— START Source excerpt —
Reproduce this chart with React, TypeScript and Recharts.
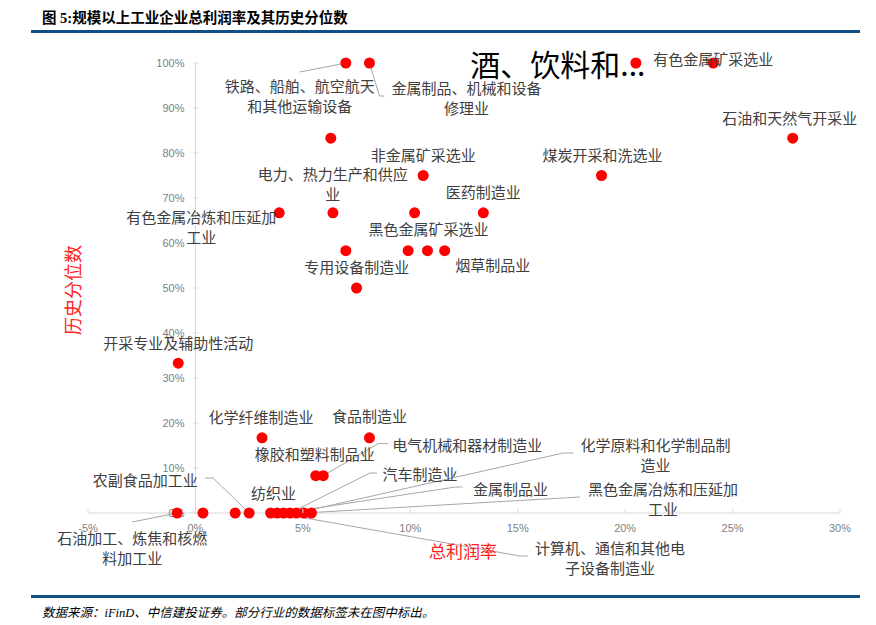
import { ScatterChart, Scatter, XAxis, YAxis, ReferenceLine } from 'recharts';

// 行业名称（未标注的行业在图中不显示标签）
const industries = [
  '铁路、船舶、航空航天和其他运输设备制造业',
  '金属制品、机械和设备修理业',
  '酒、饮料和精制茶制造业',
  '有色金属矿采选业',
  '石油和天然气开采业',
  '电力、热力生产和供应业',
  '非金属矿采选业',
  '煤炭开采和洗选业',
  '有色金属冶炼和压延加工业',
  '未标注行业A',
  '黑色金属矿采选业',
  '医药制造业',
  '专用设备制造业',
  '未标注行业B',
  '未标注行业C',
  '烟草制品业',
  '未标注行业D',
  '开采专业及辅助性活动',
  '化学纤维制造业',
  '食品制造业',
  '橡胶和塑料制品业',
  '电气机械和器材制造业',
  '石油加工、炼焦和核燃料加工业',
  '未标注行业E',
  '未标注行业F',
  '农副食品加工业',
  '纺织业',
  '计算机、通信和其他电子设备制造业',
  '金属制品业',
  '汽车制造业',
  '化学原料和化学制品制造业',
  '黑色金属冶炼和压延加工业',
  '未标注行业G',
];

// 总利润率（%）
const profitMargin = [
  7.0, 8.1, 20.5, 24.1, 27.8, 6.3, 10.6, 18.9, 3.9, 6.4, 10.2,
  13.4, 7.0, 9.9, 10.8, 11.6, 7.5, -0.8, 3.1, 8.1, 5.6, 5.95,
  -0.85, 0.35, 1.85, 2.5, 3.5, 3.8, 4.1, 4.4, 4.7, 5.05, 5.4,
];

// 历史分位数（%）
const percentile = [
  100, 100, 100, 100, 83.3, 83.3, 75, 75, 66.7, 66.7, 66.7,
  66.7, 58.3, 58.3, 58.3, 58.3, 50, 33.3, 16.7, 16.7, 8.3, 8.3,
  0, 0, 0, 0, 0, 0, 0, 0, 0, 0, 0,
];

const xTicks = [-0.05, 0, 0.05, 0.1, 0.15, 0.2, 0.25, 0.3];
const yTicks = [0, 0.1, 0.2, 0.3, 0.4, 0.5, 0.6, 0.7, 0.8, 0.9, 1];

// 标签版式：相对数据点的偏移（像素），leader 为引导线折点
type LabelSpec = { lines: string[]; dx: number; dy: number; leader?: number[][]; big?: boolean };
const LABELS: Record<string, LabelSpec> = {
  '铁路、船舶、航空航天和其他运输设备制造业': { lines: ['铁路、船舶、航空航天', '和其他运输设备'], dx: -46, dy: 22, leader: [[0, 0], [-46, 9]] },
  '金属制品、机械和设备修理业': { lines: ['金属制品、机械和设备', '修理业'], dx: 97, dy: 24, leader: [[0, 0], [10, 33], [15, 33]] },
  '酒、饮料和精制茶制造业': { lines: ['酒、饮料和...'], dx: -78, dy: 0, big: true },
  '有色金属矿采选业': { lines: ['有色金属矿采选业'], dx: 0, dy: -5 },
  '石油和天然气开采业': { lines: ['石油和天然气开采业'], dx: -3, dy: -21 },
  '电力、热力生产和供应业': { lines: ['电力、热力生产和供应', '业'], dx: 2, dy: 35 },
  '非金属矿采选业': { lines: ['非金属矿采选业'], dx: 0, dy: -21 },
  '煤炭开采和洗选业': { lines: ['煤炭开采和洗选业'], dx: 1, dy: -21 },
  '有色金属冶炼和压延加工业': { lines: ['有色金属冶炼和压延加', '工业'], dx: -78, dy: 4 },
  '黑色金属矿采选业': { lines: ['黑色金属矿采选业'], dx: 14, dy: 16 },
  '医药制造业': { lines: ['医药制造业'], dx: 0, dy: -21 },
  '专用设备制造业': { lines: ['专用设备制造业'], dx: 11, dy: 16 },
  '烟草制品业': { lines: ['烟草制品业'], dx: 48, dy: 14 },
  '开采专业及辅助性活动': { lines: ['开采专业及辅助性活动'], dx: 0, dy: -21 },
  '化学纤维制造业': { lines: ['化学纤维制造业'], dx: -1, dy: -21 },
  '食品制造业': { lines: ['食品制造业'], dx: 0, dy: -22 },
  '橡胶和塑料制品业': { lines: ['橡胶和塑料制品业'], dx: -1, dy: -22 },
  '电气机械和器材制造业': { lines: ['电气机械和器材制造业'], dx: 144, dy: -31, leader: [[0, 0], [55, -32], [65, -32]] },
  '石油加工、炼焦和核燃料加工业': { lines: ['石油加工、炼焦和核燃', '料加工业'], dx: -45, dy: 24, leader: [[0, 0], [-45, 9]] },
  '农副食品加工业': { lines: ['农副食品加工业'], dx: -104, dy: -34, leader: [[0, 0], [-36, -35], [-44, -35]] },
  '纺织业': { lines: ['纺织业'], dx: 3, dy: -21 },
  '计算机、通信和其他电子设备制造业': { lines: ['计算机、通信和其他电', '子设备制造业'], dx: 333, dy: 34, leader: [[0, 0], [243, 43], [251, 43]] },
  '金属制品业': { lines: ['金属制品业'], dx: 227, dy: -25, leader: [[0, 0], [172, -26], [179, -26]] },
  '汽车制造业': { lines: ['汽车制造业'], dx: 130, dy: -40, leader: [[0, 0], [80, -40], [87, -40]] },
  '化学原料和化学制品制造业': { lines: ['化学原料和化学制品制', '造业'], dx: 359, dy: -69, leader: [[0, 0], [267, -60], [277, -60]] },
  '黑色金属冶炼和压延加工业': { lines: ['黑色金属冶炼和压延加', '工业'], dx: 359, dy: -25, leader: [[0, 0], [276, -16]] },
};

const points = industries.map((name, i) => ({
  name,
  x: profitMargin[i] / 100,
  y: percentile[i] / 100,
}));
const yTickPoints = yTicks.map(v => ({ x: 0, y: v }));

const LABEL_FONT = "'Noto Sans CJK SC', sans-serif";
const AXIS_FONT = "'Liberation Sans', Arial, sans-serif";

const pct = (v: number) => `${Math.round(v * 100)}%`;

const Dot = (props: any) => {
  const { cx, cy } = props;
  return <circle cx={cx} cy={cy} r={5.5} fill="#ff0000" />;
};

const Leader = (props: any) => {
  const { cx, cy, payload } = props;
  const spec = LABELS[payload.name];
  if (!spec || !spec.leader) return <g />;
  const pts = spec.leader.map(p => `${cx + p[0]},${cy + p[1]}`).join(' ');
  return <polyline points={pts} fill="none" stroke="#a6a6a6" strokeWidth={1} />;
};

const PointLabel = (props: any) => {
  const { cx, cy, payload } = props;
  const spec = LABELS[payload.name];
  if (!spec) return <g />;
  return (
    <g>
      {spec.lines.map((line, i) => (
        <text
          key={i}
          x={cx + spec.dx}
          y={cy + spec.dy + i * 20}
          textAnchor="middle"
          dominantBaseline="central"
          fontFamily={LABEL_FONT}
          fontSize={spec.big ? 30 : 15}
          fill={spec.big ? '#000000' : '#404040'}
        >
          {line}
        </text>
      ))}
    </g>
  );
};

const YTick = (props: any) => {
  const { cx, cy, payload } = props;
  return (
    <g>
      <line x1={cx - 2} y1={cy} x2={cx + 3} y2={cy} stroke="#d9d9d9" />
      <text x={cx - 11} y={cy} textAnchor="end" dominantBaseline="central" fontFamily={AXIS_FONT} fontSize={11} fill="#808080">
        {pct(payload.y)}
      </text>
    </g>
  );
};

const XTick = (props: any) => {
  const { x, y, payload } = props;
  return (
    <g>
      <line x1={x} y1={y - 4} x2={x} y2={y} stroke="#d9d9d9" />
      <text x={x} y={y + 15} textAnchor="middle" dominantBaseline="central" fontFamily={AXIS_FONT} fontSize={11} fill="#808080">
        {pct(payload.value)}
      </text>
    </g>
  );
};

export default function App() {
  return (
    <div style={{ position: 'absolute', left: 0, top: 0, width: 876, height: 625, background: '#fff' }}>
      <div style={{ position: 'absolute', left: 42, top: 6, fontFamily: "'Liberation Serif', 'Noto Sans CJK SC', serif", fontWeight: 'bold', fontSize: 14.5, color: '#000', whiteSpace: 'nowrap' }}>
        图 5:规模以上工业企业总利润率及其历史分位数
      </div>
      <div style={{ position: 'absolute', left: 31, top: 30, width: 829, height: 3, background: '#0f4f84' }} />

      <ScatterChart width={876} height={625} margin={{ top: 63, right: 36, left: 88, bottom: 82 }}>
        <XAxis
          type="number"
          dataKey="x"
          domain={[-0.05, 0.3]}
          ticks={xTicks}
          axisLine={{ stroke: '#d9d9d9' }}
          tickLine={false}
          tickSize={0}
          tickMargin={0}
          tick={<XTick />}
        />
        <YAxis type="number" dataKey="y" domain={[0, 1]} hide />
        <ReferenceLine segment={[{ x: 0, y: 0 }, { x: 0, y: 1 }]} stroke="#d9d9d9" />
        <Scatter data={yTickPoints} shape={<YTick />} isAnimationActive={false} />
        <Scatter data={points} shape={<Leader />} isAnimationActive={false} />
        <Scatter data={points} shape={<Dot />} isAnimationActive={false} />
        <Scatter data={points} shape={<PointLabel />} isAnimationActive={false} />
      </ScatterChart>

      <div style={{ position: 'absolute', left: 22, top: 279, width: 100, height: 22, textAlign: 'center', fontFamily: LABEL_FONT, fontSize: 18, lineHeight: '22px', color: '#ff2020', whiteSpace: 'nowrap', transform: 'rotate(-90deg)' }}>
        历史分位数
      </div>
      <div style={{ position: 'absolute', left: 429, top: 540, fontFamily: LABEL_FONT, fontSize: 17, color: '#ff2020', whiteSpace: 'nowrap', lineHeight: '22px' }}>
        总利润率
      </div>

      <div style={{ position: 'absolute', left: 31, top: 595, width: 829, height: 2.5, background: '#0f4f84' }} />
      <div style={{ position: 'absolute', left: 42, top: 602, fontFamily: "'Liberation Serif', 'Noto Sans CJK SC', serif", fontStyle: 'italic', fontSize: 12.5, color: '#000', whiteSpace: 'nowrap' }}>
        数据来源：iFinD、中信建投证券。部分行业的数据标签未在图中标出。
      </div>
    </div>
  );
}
— END Source excerpt —
Task objective =
Return nothing but the lines running from the start of the data to the line with "0.8, 0.9, 1];", please, both ends included and no pictures.

Task output =
Reproduce this chart with React, TypeScript and Recharts.
import { ScatterChart, Scatter, XAxis, YAxis, ReferenceLine } from 'recharts';

// 行业名称（未标注的行业在图中不显示标签）
const industries = [
  '铁路、船舶、航空航天和其他运输设备制造业',
  '金属制品、机械和设备修理业',
  '酒、饮料和精制茶制造业',
  '有色金属矿采选业',
  '石油和天然气开采业',
  '电力、热力生产和供应业',
  '非金属矿采选业',
  '煤炭开采和洗选业',
  '有色金属冶炼和压延加工业',
  '未标注行业A',
  '黑色金属矿采选业',
  '医药制造业',
  '专用设备制造业',
  '未标注行业B',
  '未标注行业C',
  '烟草制品业',
  '未标注行业D',
  '开采专业及辅助性活动',
  '化学纤维制造业',
  '食品制造业',
  '橡胶和塑料制品业',
  '电气机械和器材制造业',
  '石油加工、炼焦和核燃料加工业',
  '未标注行业E',
  '未标注行业F',
  '农副食品加工业',
  '纺织业',
  '计算机、通信和其他电子设备制造业',
  '金属制品业',
  '汽车制造业',
  '化学原料和化学制品制造业',
  '黑色金属冶炼和压延加工业',
  '未标注行业G',
];

// 总利润率（%）
const profitMargin = [
  7.0, 8.1, 20.5, 24.1, 27.8, 6.3, 10.6, 18.9, 3.9, 6.4, 10.2,
  13.4, 7.0, 9.9, 10.8, 11.6, 7.5, -0.8, 3.1, 8.1, 5.6, 5.95,
  -0.85, 0.35, 1.85, 2.5, 3.5, 3.8, 4.1, 4.4, 4.7, 5.05, 5.4,
];

// 历史分位数（%）
const percentile = [
  100, 100, 100, 100, 83.3, 83.3, 75, 75, 66.7, 66.7, 66.7,
  66.7, 58.3, 58.3, 58.3, 58.3, 50, 33.3, 16.7, 16.7, 8.3, 8.3,
  0, 0, 0, 0, 0, 0, 0, 0, 0, 0, 0,
];

const xTicks = [-0.05, 0, 0.05, 0.1, 0.15, 0.2, 0.25, 0.3];
const yTicks = [0, 0.1, 0.2, 0.3, 0.4, 0.5, 0.6, 0.7, 0.8, 0.9, 1];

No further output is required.